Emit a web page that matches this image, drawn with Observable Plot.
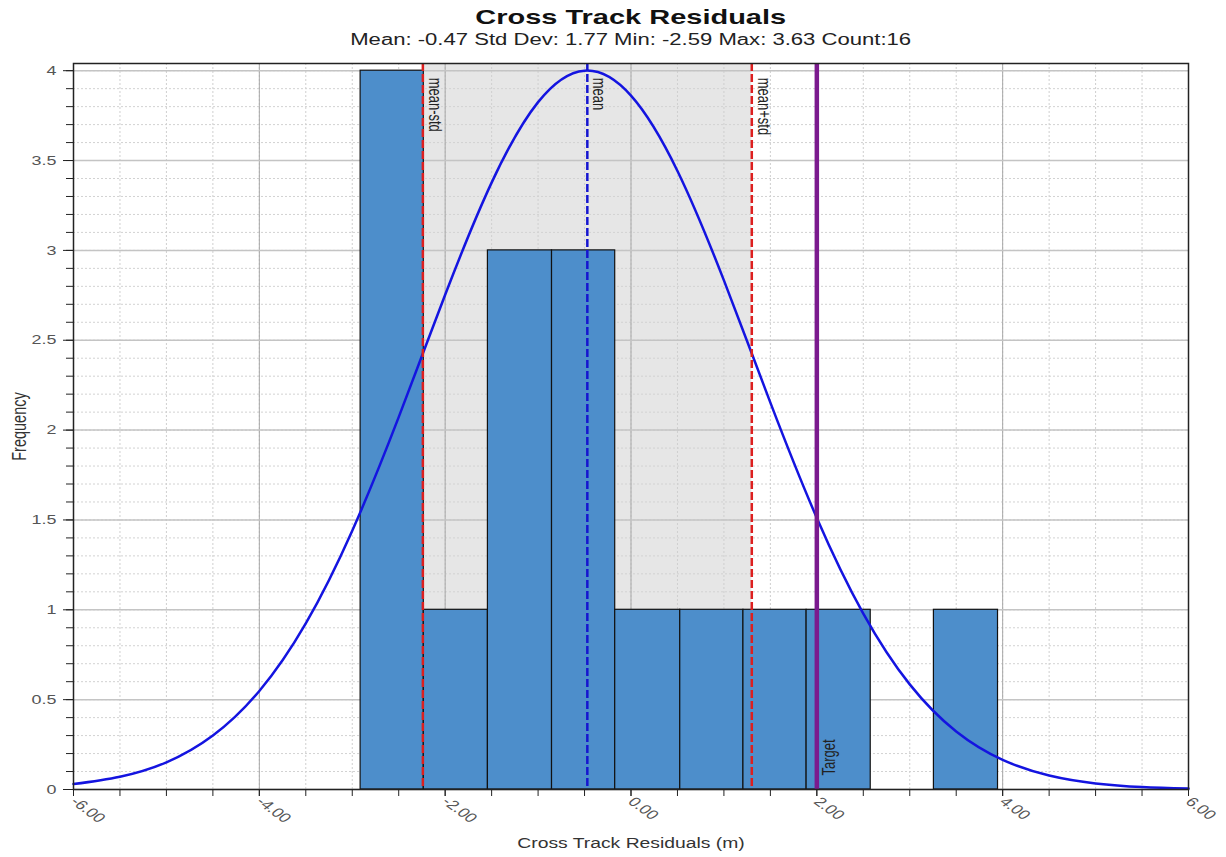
<!DOCTYPE html>
<html><head><meta charset="utf-8">
<script src="https://cdn.jsdelivr.net/npm/d3@7"></script>
<script src="https://cdn.jsdelivr.net/npm/@observablehq/plot@0.6"></script>
<style>
body{margin:0;background:#fff;font-family:"Liberation Sans",Arial,sans-serif;}
#wrap{position:relative;width:1226px;height:857px;overflow:hidden;}
#title{position:absolute;left:0;width:1261px;top:5px;text-align:center;font-weight:bold;font-size:21px;color:#111;transform:scaleX(1.38);transform-origin:630px 0;white-space:nowrap;}
#subtitle{position:absolute;left:0;width:1261px;top:31px;text-align:center;font-size:16px;color:#222;transform:scaleX(1.38);transform-origin:630px 0;white-space:nowrap;}
#chart{position:absolute;left:0;top:0;}
</style></head>
<body>
<div id="wrap">
  <div id="chart"></div>
  <div id="title">Cross Track Residuals</div>
  <div id="subtitle">Mean: -0.47 Std Dev: 1.77 Min: -2.59 Max: 3.63 Count:16</div>
</div>
<script>
// Histogram bins (edges) and counts
const binEdges = [-2.91, -2.23, -1.54, -0.85, -0.17, 0.53, 1.21, 1.89, 2.58, 3.26, 3.95];
const binCounts = [4, 1, 3, 3, 1, 1, 1, 1, 0, 1];

const curveX = [-6, -5.5, -5, -4.5, -4, -3.5, -3, -2.5, -2, -1.5, -1, -0.5, 0, 0.5, 1, 1.5, 2, 2.5, 3, 3.5, 4, 4.5, 5, 5.5, 6];
const curveY = [0.030, 0.071, 0.151, 0.300, 0.548, 0.924, 1.440, 2.072, 2.753, 3.377, 3.825, 4.000, 3.861, 3.442, 2.833, 2.153, 1.511, 0.979, 0.585, 0.323, 0.165, 0.078, 0.034, 0.014, 0.005];

// Reference lines
const refNames = ["mean-std", "mean", "mean+std"];
const refValues = [-2.24, -0.47, 1.30];
const targetName = "Target";
const targetValue = 2.0;

// Ticks
const xTicks = [-6, -4, -2, 0, 2, 4, 6];
const xMinorTicks = d3.range(-6, 6.001, 0.5);
const yTicks = [0, 0.5, 1, 1.5, 2, 2.5, 3, 3.5, 4];
const yMinorTicks = d3.range(0, 4.001, 0.1).map(v => Math.round(v * 10) / 10);

const yTop = 4.04;
const bins = binCounts.map((c, i) => ({x1: binEdges[i], x2: binEdges[i + 1], count: c})).filter(d => d.count > 0);
const curve = curveX.map((x, i) => ({x, y: curveY[i]}));
const refs = refNames.map((n, i) => ({name: n, x: refValues[i]}));

const font = '"Liberation Sans", Arial, sans-serif';

const chart = Plot.plot({
  width: 1226,
  height: 857,
  marginLeft: 73,
  marginRight: 38,
  marginTop: 63,
  marginBottom: 68,
  style: {fontFamily: font, background: "#fff"},
  x: {domain: [-6, 6]},
  y: {domain: [0, yTop]},
  marks: [
    // shaded band between mean-std and mean+std
    Plot.rect([{x1: refValues[0], x2: refValues[2]}], {x1: "x1", x2: "x2", y1: 0, y2: yTop, fill: "#e6e6e6"}),
    // minor grid
    Plot.gridX(xMinorTicks, {stroke: "#cfcfcf", strokeOpacity: 1, strokeDasharray: "2,2"}),
    Plot.gridY(yMinorTicks, {stroke: "#d2d2d2", strokeOpacity: 1, strokeDasharray: "2,2"}),
    // major grid
    Plot.gridX(xTicks, {stroke: "#a8a8a8", strokeOpacity: 1}),
    Plot.gridY(yTicks, {stroke: "#c4c4c4", strokeOpacity: 1, strokeWidth: 1.5}),
    // bars
    Plot.rectY(bins, {x1: "x1", x2: "x2", y: "count", fill: "#4d8ecb", stroke: "#111", strokeWidth: 1.2}),
    // normal curve
    Plot.line(curve, {x: "x", y: "y", curve: "natural", stroke: "#1414e0", strokeWidth: 2.5}),
    // reference lines
    Plot.ruleX(refs.filter(d => d.name !== "mean"), {x: "x", stroke: "#dd1f1f", strokeWidth: 2.5, strokeDasharray: "8,3"}),
    Plot.ruleX(refs.filter(d => d.name === "mean"), {x: "x", stroke: "#1515d0", strokeWidth: 2.5, strokeDasharray: "8,3"}),
    Plot.ruleX([targetValue], {stroke: "#7b1a8e", strokeWidth: 4.5}),
    Plot.text(refs, {x: "x", y: 4, text: "name", rotate: 90, textAnchor: "start", lineAnchor: "bottom", dx: 6, dy: 7, fontSize: 13, fill: "#222"}),
    Plot.text([{x: targetValue, name: targetName}], {x: "x", y: 0.078, text: "name", rotate: -90, textAnchor: "start", lineAnchor: "top", dx: 5, fontSize: 13, fill: "#222"}),
    // axes
    Plot.axisY(yMinorTicks, {tickSize: 7, tickFormat: () => "", stroke: "#222", label: null}),
    Plot.axisY(yTicks, {tickSize: 10, tickPadding: 7, tickFormat: d => String(d), fontSize: 13, color: "#555", stroke: "#222",
      label: "Frequency", labelAnchor: "center", labelArrow: "none", labelOffset: 62}),
    Plot.axisX(xMinorTicks, {tickSize: 7, tickFormat: () => "", stroke: "#222", label: null}),
    Plot.axisX(xTicks, {tickSize: 7, tickPadding: 3, tickRotate: 45, tickFormat: d => d.toFixed(2), fontSize: 13, color: "#555", stroke: "#222",
      label: "Cross Track Residuals (m)", labelAnchor: "center", labelArrow: "none", labelOffset: 58}),
    Plot.frame({stroke: "#222", strokeWidth: 1.5})
  ]
});
document.getElementById("chart").appendChild(chart);

// styling of axis texts
const setSize = (sel, size, fill) => chart.querySelectorAll(sel).forEach(t => {
  t.setAttribute("font-size", size); if (fill) t.setAttribute("fill", fill);
});
setSize('g[aria-label="y-axis tick label"] text', 13, "#555");
setSize('g[aria-label="x-axis tick label"] text', 13, "#555");
setSize('g[aria-label="y-axis label"] text', 14.5, "#333");
setSize('g[aria-label="x-axis label"] text', 14, "#333");

// the reference picture is stretched horizontally: widen every text the same way
chart.querySelectorAll("text").forEach(t => {
  const tr = t.getAttribute("transform") || "";
  const m = tr.match(/^\s*(translate\([^)]*\))(.*)$/);
  if (m) t.setAttribute("transform", m[1] + " scale(1.38,1)" + m[2]);
});
</script>
</body></html>
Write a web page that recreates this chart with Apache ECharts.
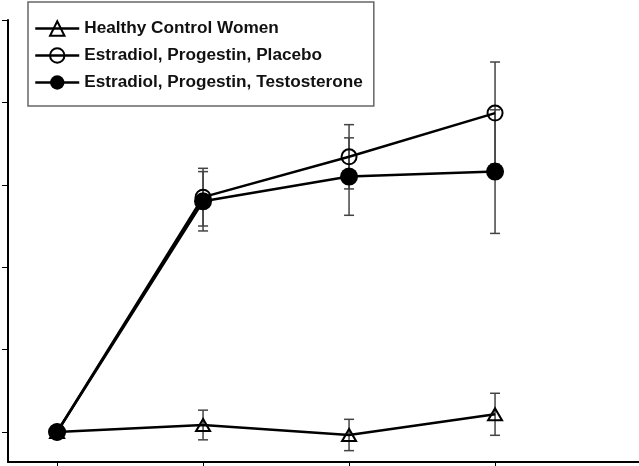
<!DOCTYPE html>
<html>
<head>
<meta charset="utf-8">
<script src="https://cdn.jsdelivr.net/npm/echarts@6/dist/echarts.min.js"></script>
<style>html,body{margin:0;padding:0;background:#fff}#c{width:639px;height:466px}</style>
</head>
<body>
<div id="c"></div>
<script>
const timePoints = [0, 1, 2, 3];
const seriesNames = ['Healthy Control Women', 'Estradiol, Progestin, Placebo', 'Estradiol, Progestin, Testosterone'];
const healthy = [0, 0.085, -0.036, 0.215];
const healthyErr = [0, 0.18, 0.19, 0.255];
const placebo = [0, 2.85, 3.34, 3.87];
const placeboErr = [0, 0.35, 0.39, 0.62];
const testo = [0, 2.80, 3.10, 3.16];
const testoErr = [0, 0.36, 0.47, 0.75];
const yTicks = [0, 1, 2, 3, 4, 5];

const chart = echarts.init(document.getElementById('c'), null, {renderer: 'canvas'});

function pts(vals) { return timePoints.map((t, i) => [t, vals[i]]); }
function errData(vals, errs) { return timePoints.map((t, i) => [t, vals[i], errs[i]]); }

function errRender(params, api) {
  const x = api.value(0), y = api.value(1), e = api.value(2);
  if (!e) return null;
  const top = api.coord([x, y + e]);
  const bot = api.coord([x, y - e]);
  const hw = 5;
  const st = {stroke: '#444', lineWidth: 1.5};
  return {
    type: 'group',
    children: [
      {type: 'line', shape: {x1: top[0], y1: top[1], x2: bot[0], y2: bot[1]}, style: st},
      {type: 'line', shape: {x1: top[0] - hw, y1: top[1], x2: top[0] + hw, y2: top[1]}, style: st},
      {type: 'line', shape: {x1: bot[0] - hw, y1: bot[1], x2: bot[0] + hw, y2: bot[1]}, style: st}
    ]
  };
}

const lineBase = {
  type: 'line',
  lineStyle: {color: '#000', width: 2.5},
  emphasis: {disabled: true},
  animation: false
};

chart.setOption({
  animation: false,
  backgroundColor: '#fff',
  grid: {left: 8, right: 0, top: 20, bottom: 4, containLabel: false},
  legend: {
    orient: 'vertical',
    left: 28, top: 2,
    padding: [18, 11, 15, 6],
    itemWidth: 44, itemHeight: 18, itemGap: 10,
    borderColor: '#666', borderWidth: 1.5,
    backgroundColor: '#fff',
    lineStyle: {width: 2.5, color: '#000'},
    textStyle: {fontFamily: 'Liberation Sans', fontWeight: 'bold', fontSize: 17.2, color: '#111'},
    data: seriesNames,
    selectedMode: false
  },
  xAxis: {
    type: 'value', min: -0.336, max: 3.986,
    axisLine: {show: true, onZero: false, lineStyle: {color: '#000', width: 2}},
    axisTick: {show: true, customValues: timePoints, length: 4, inside: false, lineStyle: {color: '#000', width: 1}},
    axisLabel: {show: false},
    splitLine: {show: false}
  },
  yAxis: {
    type: 'value', min: -0.364, max: 5,
    axisLine: {show: true, onZero: false, lineStyle: {color: '#000', width: 2}},
    axisTick: {show: true, customValues: yTicks, length: 6, inside: false, lineStyle: {color: '#000', width: 1}},
    axisLabel: {show: false},
    splitLine: {show: false}
  },
  series: [
    {type: 'custom', renderItem: errRender, data: errData(healthy, healthyErr), z: 1, silent: true},
    {type: 'custom', renderItem: errRender, data: errData(placebo, placeboErr), z: 1, silent: true},
    {type: 'custom', renderItem: errRender, data: errData(testo, testoErr), z: 1, silent: true},
    Object.assign({}, lineBase, {
      name: seriesNames[0], data: pts(healthy), z: 3,
      symbol: 'triangle', symbolSize: [14, 12],
      itemStyle: {color: 'rgba(255,255,255,0)', borderColor: '#000', borderWidth: 2}
    }),
    Object.assign({}, lineBase, {
      name: seriesNames[1], data: pts(placebo), z: 3,
      symbol: 'circle', symbolSize: 15,
      itemStyle: {color: 'rgba(255,255,255,0)', borderColor: '#000', borderWidth: 2}
    }),
    Object.assign({}, lineBase, {
      name: seriesNames[2], data: pts(testo), z: 4,
      symbol: 'circle', symbolSize: 18,
      itemStyle: {color: '#000', borderColor: '#000', borderWidth: 0}
    })
  ]
});
</script>
</body>
</html>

# [Your objective]
Show the lines of the records that contain the word "with".

# [Solved problem]
Emit a web page that matches this image, drawn with Observable Plot.
Write a web page that recreates this chart with Apache ECharts.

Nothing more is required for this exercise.